ABOUT
Carol Bruns (b. Des Moines, Iowa 1943) is an artist living in Brooklyn, New York, working in sculpture and drawing. She graduated NYU 1966 in Fine Arts, then attended the Art Students League, NYC and l'Academie de La Grande Chaumiere, Paris. She first exhibited in 1975 at OK Harris Gallery showing wall works made from found supports cloaked with cloth and thin, colored plaster. In 1980 she was guest artist at the Caraccio Etching Studio, Orion Editions published her prints, and in 2002 she received a printmaking fellowship at the Women's Studio Workshop. From 2000-2006 she was in four two-person exhibitions at the Tew Gallery, Atlanta, Georgia. Group exhibitions continued throughout this time as well as community organizing (Dumbo Open Studios), curating (Persona, A New Look at Portraits 1997; Festival of Political Pleasure 2017), publishing artist's books (Pages, with Robert Jacks), and stage décor (Bellerophon Dance Company). In 2013 she was interviewed by Gorky's Granddaughter, and in 2019 received a Tree of Life grant. Her most recent exhibitions were at The Parlour Bushwick in 2015, Sculpture Space in Long Island City, SRO Gallery in Brooklyn in 2017-18, and Zurcher Gallery 2022. Ms. Bruns also writes art essays and reviews exhibitions, two most recently published in d'Art International and artcritical.com.
STATEMENT
I've lived 79 years now---call me The Fossil, living in an era of emergency. In this lifetime I've witnessed the American oligarchy rising to within reach of absolute power, grossly enriching itself from wars and obscene defense budgets, all the while avoiding the people's needs for jobs, health, education, and safety from gun violence. On an individual level, it is an alienated political environment that deforms and diminishes peoples' possibilities for a good life.

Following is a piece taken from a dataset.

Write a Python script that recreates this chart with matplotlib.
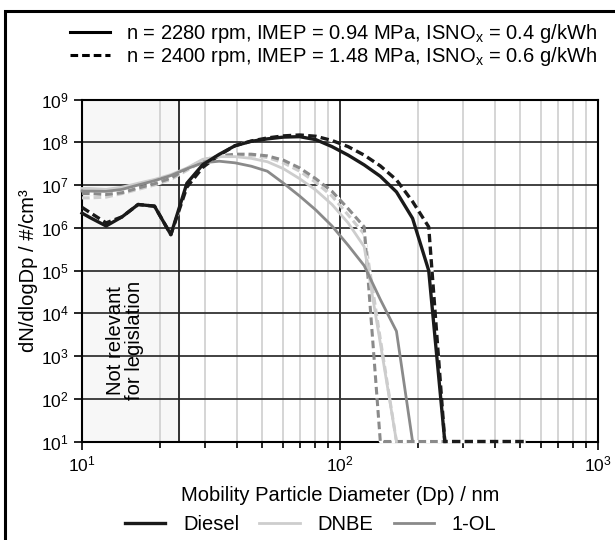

When I began making art about 1965, my experiences of feeling miserable, inferior, and stuck drove me to a continuing process of seeking self-truth by meditation and reading psychology, especially the Jungians. From necessity I've cultivated a relationship with the unconscious as a healing process and creative muse, by means of dream work and yoga practices. I've observed it transform the destructive within into meaningful sculpture and drawings that reclaim energy operating in the core of the self. Consulting this inner source and converting its dark elements to a social purpose gives my art its coherence.

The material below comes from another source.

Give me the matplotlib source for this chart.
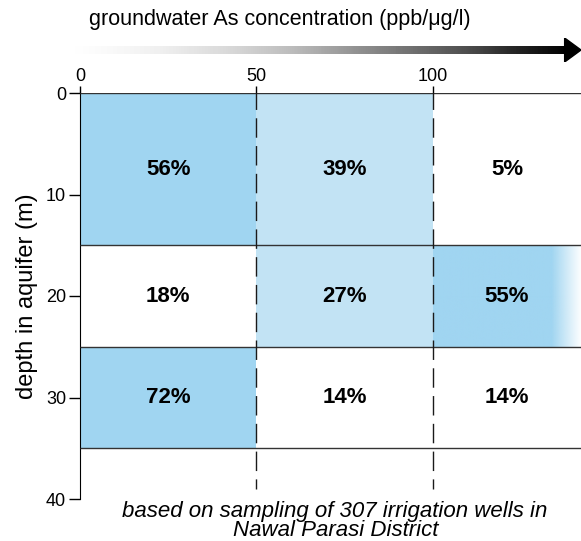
import numpy as np
import matplotlib
matplotlib.use("Agg")
import matplotlib.pyplot as plt
from matplotlib.patches import Polygon

plt.rcParams['font.family'] = ['Liberation Sans', 'DejaVu Sans']

# concentration bins (ppb) and depth bins (m)
conc_edges = [0, 50, 100, 142]
depth_edges = [0, 15, 25, 35]
conc_ticks = [0, 50, 100]
depth_ticks = [0, 10, 20, 30, 40]
# share of wells per depth band / concentration class
percent = [[56, 39, 5],
           [18, 27, 55],
           [72, 14, 14]]
# 0 = none, 1 = light, 2 = strong
shade = [[2, 1, 0],
         [0, 1, 2],
         [2, 0, 0]]
fade_start = 133.5  # where the last strong cell fades out

colors = {0: None, 1: '#c2e3f4', 2: '#a0d5f1'}

fig = plt.figure(figsize=(5.81, 5.41), dpi=100)
ax = fig.add_axes([80/581, 1 - 499/541, 1 - 80/581, (499 - 93)/541])

for r in range(len(percent)):
    y0, y1 = depth_edges[r], depth_edges[r + 1]
    for c in range(len(percent[r])):
        x0, x1 = conc_edges[c], conc_edges[c + 1]
        col = colors[shade[r][c]]
        if col is not None:
            if c == len(percent[r]) - 1:
                # fading edge on the open-ended class
                xs = np.linspace(x0, x1, 300)
                rgba = np.zeros((1, 300, 4))
                rgba[..., :3] = matplotlib.colors.to_rgb(col)
                alpha = np.clip((x1 - xs) / (x1 - fade_start), 0, 1)
                rgba[0, :, 3] = alpha
                ax.imshow(rgba, extent=(x0, x1, y1, y0), aspect='auto', zorder=1)
            else:
                ax.fill_between([x0, x1], y0, y1, color=col, lw=0, zorder=1)
        ax.text((x0 + x1) / 2, (y0 + y1) / 2, f'{percent[r][c]}%', ha='center',
                va='center', fontsize=16, fontweight='bold', zorder=4)

ax.hlines(depth_edges, conc_edges[0], conc_edges[-1], color='#333333', lw=1, zorder=3)
for xv in conc_ticks[1:]:
    ax.plot([xv, xv], [-0.3, 39], color='#1a1a1a', lw=1, dashes=(14, 6), zorder=3)

ax.set_xlim(conc_edges[0], conc_edges[-1])
ax.set_ylim(40, 0)
ax.set_xticks(conc_ticks)
ax.set_yticks(depth_ticks)
ax.xaxis.tick_top()
ax.tick_params(axis='x', direction='out', length=5, width=1, labelsize=13, pad=1)
ax.tick_params(axis='y', direction='out', length=8, width=1, labelsize=13, pad=2)
for s in ['top', 'right', 'bottom']:
    ax.spines[s].set_visible(False)
ax.spines['left'].set_bounds(0, 40)
ax.set_ylabel('depth in aquifer (m)', fontsize=17, labelpad=6)
ax.set_facecolor('none')

# title and gradient arrow
fig.text(280/581, 1 - 20/541, 'groundwater As concentration (ppb/\u03bcg/l)',
         ha='center', va='center', fontsize=15.5)
arr = fig.add_axes([70/581, 1 - 62/541, 511/581, 24/541])
arr.set_xlim(0, 1)
arr.set_ylim(0, 1)
arr.axis('off')
grad = np.linspace(0, 1, 256)[None, :] ** 1.2
arr.imshow(grad, cmap='Greys', extent=(0, 0.975, 0.35, 0.65), aspect='auto', vmin=0, vmax=1)
arr.add_patch(Polygon([(0.968, 0.0), (1.0, 0.5), (0.968, 1.0)], closed=True, color='black'))

fig.text(335/581, 1 - 511/541, 'based on sampling of 307 irrigation wells in',
         ha='center', va='center', fontsize=16, style='italic')
fig.text(336/581, 1 - 531/541, 'Nawal Parasi District',
         ha='center', va='center', fontsize=16, style='italic')

fig.savefig('out.png', dpi=100)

As a student I accepted the tradition of drawing the figure for its value as a way of seeing, a discipline of visual thinking, and a symbol of human potential and mystery. Under gifted teachers I began to draw the life model in a special way: extending the gaze beyond the surface to feel its spirit and movement, in contrast to the classical method of a detached observer rendering anatomy. The figure's meaning turns around as a question, what are we as humans? As the decades went by, the sculpted figures deepened and retained these roots. My inner life groped through mythic realms in a process that is itself mythic--- a descent to the underworld where characters, objects, and events are both real and unreal at the same time, condensed in their meaning as are dreams.

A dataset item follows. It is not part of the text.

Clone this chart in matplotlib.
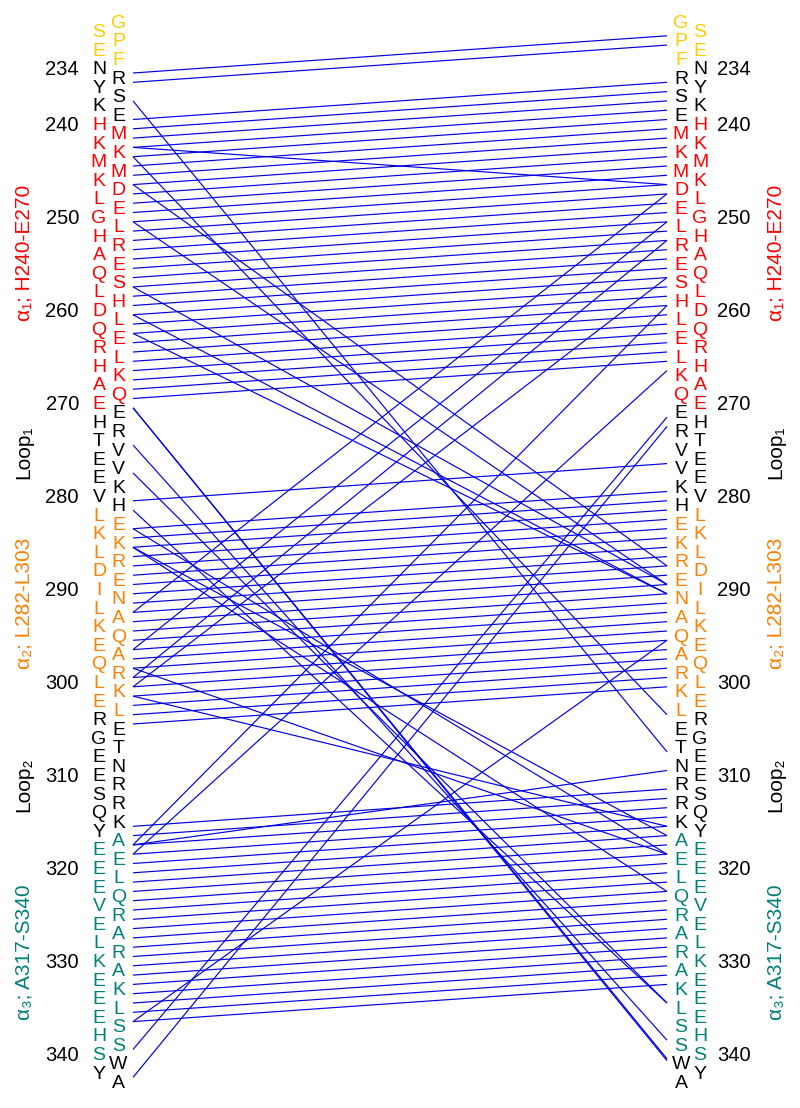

From 1995-2000 I worked in small-sized wax, cast into bronze, which featured theatrical movement of the figure inhabited by my youth experiences in dancing, horse riding, and skating. Around 2001 I evolved the dimensions to a much larger human-size and to other sculpture materials that reflected new contents---mythic structures alive in the unconscious. When the figures stopped moving, they emphasize a place outside of time, and express a stylistic affinity with pre-industrial art, societies who live sustainably, in a balance with nature.
My art is based on improvisation and risk despite the contradiction to sculptural processes. With a simple vocabulary of newspaper, cardboard, styrofoam packing forms, bamboo, plaster, steel, cement, and finishing paper, I construct and invent wall-mounted masks, freestanding figures, and heads. A unique feature of the process is a pliable, self-made paper laminate that can form hollow, light shapes that rumple and bump in a handmade, organic way. This material positions the human as part of nature and implies that psychologically, when humans set themselves apart from the inherent limits of nature, destructive forces within are unleashed. This idea of nature is set against machined, synthetic, and consumeristic shapes that might conjure the wild capitalism of our time. These forms structure a complex vision of conflicts, feelings, emotions, and struggles from living in this time.